Change can be a frightening thing. It requires letting go of routines and surrendering oneself to something...else. One can't know the results of an experiment before it has ended; we can only theorize. I have an extremely soft spot in my heart, reserved specifically for theory, but theory without experimentation is nothing but a beautiful idea.

In the spirit of both letting go and gaining ground, I have reached a comfortable place in Paradox, and now sit squarely in the middle of those two opposites. I don't know what to expect. It is not my job to decide what course these experiments will take, but only to participate and observe, and to record those observations as time passes. It will be impossible to be objective, but I'm okay with that.
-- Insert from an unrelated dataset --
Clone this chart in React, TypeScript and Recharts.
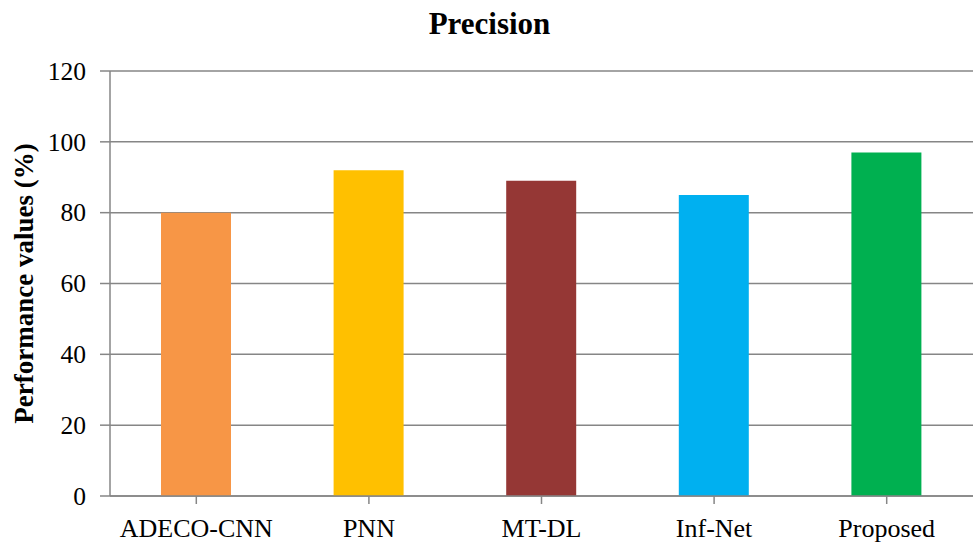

I can say this: a lot of early experiments will focuse on self-improvement, playing with the perceptions of things that are supposed to make our lives "better." I say this with no small amount of skepticism, as I suspect that many of my endeavors will also make my life considerably more difficult. Again, I'm okay with that. I will take my suspicions, expectations, fears, and joys at face value. I would love to say that I will reserve judgement, but I doubt that I can hold up that part of the bargain. I fully anticipate some ranting and raving, along with cheering. The process is the important part...seeing an experiment through to whatever end it may take. It's funny, because I don't believe in endings, at all, happy or otherwise.

At first, I was going to focus on a single experiment per month, but that particular formatting decision was flawed. Many of my ideas for experiments revolve around ideas that have already been tested and marketed, just not by me, and many of them go well beyond the 30-day marker. I will simply follow the parameters of each experiment as they present themselves, without trying to impose any other external structures on them. Also, I really hope to include others in the process. At first, this was all about me, but things are slowly shifting towards including a larger community. Perhaps it has something to do with social media, in general, but I feel like I have a responsibility to use it for something beyond self-aggrandizement and ego-stroking. I hope that some of my ideas will reflect both personal and social exploration.

The big question is where to begin? I'm going to reserve my choices and thoughts on that question for another post, just for the sake of organization. I do hope that you will join me, and perhaps even attempt some of these experiments on yourself. Whatever happens, it is bound to be a worthwhile journey.